Until their digitization, the files pertaining to displaced persons were completely ordinary working materials, and as such subject to a lot of wear and tear. ITS staff members unpacked, leafed through and made copies of them, then repacked them for further safekeeping. With the aid of a specialized company, the ITS has now deacidified and restored the documents to preserve them as part of the UNESCO’s Memory of the World. 

The Zentrum für Bucherhaltung in Leipzig had less than three months to deacidify the 301,000 documents and carry out the most urgent restoration measures. The actual deacidification, a mass procedure, is routine. The chemical pre- and post-processes, however, were somewhat complicated in the case of these so-called CM/1 files. The abbreviation stands for “Care and Maintenance,” a category consisting primarily of applications for financial assistance, submitted along with photos by former victims of Nazi persecution between 1947 and 1952. The applications are in envelopes, which are likewise being preserved.

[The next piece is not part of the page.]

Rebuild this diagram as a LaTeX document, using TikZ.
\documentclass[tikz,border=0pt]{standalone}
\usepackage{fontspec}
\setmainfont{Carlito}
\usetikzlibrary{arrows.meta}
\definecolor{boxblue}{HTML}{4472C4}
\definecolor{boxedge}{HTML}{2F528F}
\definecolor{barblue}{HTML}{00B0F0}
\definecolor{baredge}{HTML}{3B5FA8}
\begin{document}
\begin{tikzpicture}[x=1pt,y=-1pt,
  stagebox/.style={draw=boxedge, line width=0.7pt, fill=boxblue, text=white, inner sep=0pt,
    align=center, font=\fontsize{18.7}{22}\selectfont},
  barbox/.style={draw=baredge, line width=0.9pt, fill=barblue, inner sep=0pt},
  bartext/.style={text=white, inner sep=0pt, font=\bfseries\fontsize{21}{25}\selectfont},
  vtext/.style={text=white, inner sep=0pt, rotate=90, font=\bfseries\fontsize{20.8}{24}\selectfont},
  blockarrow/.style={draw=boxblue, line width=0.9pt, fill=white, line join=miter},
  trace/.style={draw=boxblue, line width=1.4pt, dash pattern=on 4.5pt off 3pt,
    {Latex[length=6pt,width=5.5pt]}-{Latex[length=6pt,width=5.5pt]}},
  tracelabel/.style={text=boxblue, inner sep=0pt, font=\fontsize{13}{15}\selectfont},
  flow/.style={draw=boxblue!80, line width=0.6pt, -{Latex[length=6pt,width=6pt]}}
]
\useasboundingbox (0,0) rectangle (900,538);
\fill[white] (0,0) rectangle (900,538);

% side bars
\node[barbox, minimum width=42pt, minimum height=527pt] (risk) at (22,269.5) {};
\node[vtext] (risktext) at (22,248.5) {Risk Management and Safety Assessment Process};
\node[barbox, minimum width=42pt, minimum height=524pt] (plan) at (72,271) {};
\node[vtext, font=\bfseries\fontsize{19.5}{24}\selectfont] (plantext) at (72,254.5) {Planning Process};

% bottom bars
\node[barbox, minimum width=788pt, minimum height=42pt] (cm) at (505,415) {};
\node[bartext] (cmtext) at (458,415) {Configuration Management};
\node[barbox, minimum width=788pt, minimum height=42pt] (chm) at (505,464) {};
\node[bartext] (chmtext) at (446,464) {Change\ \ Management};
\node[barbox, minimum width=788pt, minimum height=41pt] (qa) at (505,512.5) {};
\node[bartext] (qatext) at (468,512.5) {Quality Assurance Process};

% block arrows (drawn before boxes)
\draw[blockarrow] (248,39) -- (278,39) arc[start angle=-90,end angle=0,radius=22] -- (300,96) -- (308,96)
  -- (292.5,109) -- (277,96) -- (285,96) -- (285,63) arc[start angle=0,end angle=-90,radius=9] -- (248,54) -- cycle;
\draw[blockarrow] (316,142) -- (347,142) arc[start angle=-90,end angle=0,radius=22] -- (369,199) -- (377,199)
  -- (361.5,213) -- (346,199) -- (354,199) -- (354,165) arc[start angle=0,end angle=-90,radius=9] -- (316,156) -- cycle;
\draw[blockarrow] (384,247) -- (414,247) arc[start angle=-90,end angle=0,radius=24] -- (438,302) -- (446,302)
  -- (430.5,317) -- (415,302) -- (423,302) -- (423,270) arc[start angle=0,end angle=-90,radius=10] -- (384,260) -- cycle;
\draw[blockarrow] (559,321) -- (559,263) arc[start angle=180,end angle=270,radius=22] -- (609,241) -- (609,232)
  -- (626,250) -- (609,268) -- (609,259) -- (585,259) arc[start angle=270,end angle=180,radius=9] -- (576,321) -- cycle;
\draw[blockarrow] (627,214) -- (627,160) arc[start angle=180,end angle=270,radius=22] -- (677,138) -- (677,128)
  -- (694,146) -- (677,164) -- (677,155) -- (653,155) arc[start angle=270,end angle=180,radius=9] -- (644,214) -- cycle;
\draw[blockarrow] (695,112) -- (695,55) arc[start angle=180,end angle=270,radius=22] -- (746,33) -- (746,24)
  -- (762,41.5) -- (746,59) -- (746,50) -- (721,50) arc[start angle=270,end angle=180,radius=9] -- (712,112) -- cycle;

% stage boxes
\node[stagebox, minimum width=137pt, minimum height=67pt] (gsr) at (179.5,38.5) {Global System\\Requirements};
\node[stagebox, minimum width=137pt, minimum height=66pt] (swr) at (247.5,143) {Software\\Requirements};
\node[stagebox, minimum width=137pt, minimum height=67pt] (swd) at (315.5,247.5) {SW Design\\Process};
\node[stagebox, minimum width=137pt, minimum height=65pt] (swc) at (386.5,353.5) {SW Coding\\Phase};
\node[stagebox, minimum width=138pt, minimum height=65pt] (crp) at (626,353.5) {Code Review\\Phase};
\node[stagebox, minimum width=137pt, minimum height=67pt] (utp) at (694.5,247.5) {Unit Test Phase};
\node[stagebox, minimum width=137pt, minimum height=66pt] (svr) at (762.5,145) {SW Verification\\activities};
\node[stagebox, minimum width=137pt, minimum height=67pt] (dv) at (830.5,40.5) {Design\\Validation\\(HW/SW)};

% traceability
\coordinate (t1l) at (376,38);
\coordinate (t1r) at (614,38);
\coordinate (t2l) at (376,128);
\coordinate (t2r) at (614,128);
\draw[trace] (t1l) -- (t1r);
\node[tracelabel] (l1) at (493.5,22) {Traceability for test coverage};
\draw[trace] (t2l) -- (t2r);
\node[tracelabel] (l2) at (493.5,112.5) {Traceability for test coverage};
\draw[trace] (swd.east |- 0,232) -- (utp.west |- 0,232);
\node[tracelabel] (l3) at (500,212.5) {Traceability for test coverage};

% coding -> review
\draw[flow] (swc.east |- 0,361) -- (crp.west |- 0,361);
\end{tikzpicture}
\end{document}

To speed up the process and ensure that nothing would be overlooked, the conservators began by cutting the envelopes open on both ends. Then they removed the photos from the documents: glued-on pictures with a knife, riveted ones with a little striking tool. “If you deacidify photos, you run the risk of dissolving the surface coating,” Nicole Dominicus, the head of ITS archive administration, points out.

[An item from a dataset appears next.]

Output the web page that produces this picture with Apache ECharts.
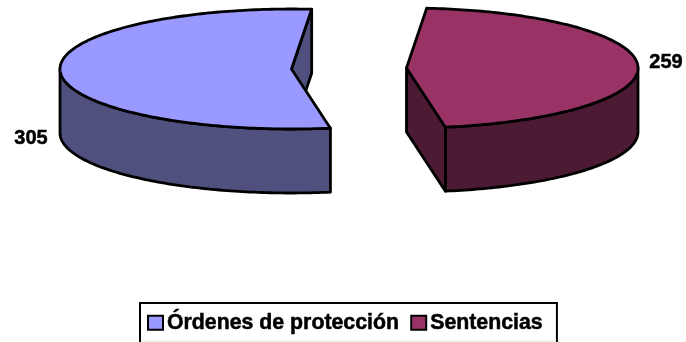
<!DOCTYPE html>
<html>
<head>
<meta charset="utf-8">
<style>html,body{margin:0;padding:0;background:#fff;overflow:hidden}#c{width:686px;height:342px}</style>
<script src="https://cdn.jsdelivr.net/npm/echarts@6/dist/echarts.min.js"></script>
</head>
<body>
<div id="c"></div>
<script>
var categories = ['Órdenes de protección', 'Sentencias'];
var values = [305, 259];
var topColors = ['#9999ff', '#993366'];
var wallColors = ['#50507f', '#4d1a33'];

var total = values[0] + values[1];
var startDeg = 5;                       // clockwise from 12 o'clock
var sentEnd = startDeg + values[1] / total * 360;
var ranges = [[sentEnd, startDeg + 360], [startDeg, sentEnd]];
var centers = [[291.5, 69], [406.5, 68]];
var labelPos = [[31, 138], [666, 62]];
var RX = 231.5, RY = 60, H = 64;

function pt(c, d, dy) {
  var a = d * Math.PI / 180;
  return [c[0] + RX * Math.sin(a), c[1] - RY * Math.cos(a) + (dy || 0)];
}
function arc(c, a, b, dy) {
  var out = [], n = Math.max(2, Math.ceil(Math.abs(b - a)));
  for (var i = 0; i <= n; i++) out.push(pt(c, a + (b - a) * i / n, dy));
  return out;
}
function face(points, fill) {
  return {
    type: 'polygon',
    shape: { points: points },
    style: { fill: fill, stroke: '#000', lineWidth: 2.8, lineJoin: 'round' }
  };
}
function sliceSeries(idx) {
  return {
    type: 'custom',
    name: categories[idx],
    coordinateSystem: 'none',
    silent: true,
    itemStyle: { color: topColors[idx] },
    data: [[values[idx]]],
    renderItem: function (params, api) {
      var c = centers[idx], r = ranges[idx], kids = [];
      var apexDown = [c[0], c[1] + H];
      var p1 = pt(c, r[1]), p2 = pt(c, r[1], H);
      var wall = wallColors[idx];
      if (idx === 0) kids.push(face([c, p1, p2, apexDown], wall));
      // outer front wall (90..270 deg is the visible half)
      var a = Math.max(r[0], 90), b = Math.min(r[1], 270);
      kids.push(face(arc(c, a, b).concat(arc(c, b, a, H)), wall));
      if (idx === 1) kids.push(face([c, p1, p2, apexDown], wall));
      // top face
      kids.push(face([c].concat(arc(c, r[0], r[1])), topColors[idx]));
      kids.push({
        type: 'text',
        style: {
          x: labelPos[idx][0], y: labelPos[idx][1],
          text: String(api.value(0)),
          fill: '#000',
          stroke: '#000',
          lineWidth: 0.5,
          font: 'bold 20px "Liberation Sans"',
          align: 'center', verticalAlign: 'middle'
        }
      });
      return { type: 'group', children: kids };
    }
  };
}
var chart = echarts.init(document.getElementById('c'), null, { renderer: 'canvas' });
chart.setOption({
  animation: false,
  backgroundColor: '#fff',
  legend: {
    data: categories,
    left: 140,
    top: 303,
    padding: [9, 14, 24, 7],
    itemGap: 11,
    itemWidth: 15,
    itemHeight: 14,
    borderColor: '#000',
    borderWidth: 2,
    icon: 'rect',
    itemStyle: { borderColor: '#000', borderWidth: 2 },
    textStyle: {
      fontFamily: 'Liberation Sans', fontWeight: 'bold', fontSize: 21.3, color: '#000',
      textBorderColor: '#000', textBorderWidth: 0.5, padding: [0, 0, 0, -1]
    }
  },
  graphic: [{
    type: 'rect', silent: true, z: 100,
    shape: { x: 141, y: 340.5, width: 415, height: 1 },
    style: { fill: '#e4e4e4' }
  }],
  series: [sliceSeries(0), sliceSeries(1)]
});
</script>
</body>
</html>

Owing to the fact that the envelopes’ contents used to be taken out, leafed through and put back in, many of the documents exhibit tears and creases. “For decades, these files were what we had to work with,” Dominicus explains. The Zentrum für Bucherhaltung repaired major tears and flaws to keep them from tearing further. For deacidification, the 2.8 tons of documents were put in wire baskets. Then they were dipped into a chemical solution that neutralizes acids, thus retarding the paper’s decay. During the drying process, the specialists smoothened the paper and removed creases.

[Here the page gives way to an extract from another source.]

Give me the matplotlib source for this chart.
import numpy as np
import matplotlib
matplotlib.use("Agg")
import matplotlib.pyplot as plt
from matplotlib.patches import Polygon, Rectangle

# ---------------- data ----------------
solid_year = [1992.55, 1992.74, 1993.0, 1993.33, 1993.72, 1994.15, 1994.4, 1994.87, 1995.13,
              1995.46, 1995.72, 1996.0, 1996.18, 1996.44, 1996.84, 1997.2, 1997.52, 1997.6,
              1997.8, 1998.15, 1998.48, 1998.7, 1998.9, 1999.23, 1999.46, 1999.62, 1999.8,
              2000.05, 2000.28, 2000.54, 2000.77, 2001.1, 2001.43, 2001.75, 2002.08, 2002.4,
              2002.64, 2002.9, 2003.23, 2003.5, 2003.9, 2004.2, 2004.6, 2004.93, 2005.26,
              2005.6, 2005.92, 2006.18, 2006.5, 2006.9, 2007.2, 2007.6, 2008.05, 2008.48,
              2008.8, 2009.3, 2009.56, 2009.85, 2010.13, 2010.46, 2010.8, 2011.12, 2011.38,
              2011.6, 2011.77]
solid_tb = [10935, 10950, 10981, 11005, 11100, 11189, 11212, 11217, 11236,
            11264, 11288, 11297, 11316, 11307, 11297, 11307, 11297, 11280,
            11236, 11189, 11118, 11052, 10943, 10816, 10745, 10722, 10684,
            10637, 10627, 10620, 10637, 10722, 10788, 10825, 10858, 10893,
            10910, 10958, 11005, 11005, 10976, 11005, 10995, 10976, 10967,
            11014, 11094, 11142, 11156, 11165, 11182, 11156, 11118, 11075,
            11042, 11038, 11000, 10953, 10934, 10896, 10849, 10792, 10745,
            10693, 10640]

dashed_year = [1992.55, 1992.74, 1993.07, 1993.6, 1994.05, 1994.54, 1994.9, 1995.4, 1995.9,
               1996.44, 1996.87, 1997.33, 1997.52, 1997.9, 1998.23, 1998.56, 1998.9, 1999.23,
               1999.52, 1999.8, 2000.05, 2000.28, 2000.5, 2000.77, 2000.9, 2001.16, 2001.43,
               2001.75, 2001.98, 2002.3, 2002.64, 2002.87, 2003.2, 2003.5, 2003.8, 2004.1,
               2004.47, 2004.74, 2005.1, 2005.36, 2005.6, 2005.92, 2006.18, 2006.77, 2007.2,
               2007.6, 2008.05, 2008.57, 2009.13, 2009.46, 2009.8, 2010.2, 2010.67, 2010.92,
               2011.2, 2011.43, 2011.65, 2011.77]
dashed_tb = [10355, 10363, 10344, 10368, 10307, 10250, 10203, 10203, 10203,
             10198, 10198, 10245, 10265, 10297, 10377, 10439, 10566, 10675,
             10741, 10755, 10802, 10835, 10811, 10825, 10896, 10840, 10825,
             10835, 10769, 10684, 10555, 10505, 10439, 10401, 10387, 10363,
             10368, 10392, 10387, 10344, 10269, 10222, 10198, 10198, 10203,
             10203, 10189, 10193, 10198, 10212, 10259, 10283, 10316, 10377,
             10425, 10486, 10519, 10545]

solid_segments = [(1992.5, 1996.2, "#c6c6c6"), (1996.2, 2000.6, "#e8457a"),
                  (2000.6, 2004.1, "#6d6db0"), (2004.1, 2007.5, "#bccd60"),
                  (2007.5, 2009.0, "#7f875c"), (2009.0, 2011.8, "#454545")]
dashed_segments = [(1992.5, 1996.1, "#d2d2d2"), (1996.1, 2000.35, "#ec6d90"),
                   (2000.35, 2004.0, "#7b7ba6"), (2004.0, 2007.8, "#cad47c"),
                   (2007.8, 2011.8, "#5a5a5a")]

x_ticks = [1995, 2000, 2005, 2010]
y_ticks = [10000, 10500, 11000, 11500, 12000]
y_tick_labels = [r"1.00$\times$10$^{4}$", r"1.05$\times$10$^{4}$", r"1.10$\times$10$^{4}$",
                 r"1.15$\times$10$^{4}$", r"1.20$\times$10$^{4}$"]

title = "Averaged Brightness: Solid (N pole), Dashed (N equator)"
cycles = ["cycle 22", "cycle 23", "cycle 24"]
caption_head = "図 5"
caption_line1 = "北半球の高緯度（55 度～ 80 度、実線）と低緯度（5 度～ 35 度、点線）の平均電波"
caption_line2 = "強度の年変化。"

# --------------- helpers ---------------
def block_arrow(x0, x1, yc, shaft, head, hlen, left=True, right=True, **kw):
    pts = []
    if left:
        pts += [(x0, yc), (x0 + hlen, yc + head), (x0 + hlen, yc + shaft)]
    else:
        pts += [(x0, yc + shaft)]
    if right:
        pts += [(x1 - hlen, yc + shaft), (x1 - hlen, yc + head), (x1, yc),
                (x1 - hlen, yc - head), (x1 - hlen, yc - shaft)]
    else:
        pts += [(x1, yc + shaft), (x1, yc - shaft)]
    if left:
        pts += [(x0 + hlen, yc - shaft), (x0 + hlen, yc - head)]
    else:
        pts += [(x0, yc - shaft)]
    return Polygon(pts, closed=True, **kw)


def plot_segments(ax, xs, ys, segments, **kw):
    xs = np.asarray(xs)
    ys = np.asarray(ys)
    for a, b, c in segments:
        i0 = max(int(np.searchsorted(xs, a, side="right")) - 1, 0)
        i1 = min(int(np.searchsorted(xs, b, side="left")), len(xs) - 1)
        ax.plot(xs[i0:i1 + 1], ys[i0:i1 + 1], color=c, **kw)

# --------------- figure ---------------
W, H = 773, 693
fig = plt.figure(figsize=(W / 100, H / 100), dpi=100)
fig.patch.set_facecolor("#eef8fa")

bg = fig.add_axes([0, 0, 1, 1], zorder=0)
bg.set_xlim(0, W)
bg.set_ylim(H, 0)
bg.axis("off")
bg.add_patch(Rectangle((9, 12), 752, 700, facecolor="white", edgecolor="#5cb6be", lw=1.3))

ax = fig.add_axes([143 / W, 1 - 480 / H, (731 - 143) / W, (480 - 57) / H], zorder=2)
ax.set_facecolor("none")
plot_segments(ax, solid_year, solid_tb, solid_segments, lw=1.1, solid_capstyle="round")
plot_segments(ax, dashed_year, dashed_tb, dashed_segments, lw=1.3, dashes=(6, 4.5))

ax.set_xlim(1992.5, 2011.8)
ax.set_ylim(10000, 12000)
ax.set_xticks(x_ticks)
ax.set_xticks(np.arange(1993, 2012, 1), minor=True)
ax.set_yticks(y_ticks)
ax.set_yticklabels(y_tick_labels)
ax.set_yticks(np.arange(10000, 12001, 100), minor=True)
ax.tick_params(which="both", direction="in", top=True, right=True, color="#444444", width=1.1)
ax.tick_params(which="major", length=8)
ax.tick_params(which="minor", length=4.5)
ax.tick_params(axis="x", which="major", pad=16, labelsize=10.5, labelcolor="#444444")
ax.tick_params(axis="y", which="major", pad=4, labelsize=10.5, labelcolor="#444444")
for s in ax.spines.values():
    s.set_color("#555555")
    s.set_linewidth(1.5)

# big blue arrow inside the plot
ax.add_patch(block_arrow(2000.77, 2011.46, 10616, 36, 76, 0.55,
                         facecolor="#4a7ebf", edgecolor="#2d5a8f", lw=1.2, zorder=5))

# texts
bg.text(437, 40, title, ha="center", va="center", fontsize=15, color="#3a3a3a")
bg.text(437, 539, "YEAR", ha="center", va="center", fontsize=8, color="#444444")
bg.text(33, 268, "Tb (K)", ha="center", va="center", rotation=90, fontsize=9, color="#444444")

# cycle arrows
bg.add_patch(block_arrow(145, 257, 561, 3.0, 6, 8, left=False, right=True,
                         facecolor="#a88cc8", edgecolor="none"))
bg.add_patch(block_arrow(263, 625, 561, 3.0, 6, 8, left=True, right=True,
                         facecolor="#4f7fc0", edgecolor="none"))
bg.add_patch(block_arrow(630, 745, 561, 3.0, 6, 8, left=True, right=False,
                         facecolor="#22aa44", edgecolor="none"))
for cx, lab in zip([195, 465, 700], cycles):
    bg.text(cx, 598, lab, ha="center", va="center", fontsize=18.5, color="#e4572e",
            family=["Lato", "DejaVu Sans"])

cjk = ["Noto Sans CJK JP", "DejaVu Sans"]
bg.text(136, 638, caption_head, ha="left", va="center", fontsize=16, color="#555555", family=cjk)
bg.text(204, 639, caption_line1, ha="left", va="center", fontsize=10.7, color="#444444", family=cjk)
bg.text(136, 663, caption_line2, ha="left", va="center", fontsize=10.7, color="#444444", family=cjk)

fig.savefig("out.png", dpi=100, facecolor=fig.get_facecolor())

For the ITS, the preservation of its holdings is a never-ending responsibility. Since the year 2000, it’s had six million documents deacidified. For the current treatment of the CM/1 files from Austrian DP camps, the tracing service once again profited from a special government program for the preservation of written cultural heritage, and thus from addition federal funding. The CM/1 files from Germany already underwent deacidification two years ago. “These records are particularly interesting because of the photos, the information the DPs provided on their relatives, and the documents pertaining to children,” Dominicus comments. In order to set the right priorities in its restoration efforts, the ITS has just updated its damage register. “After all, the optimum preservation of our UNESCO Memory of the World is an important ongoing task,” Dominicus sums up.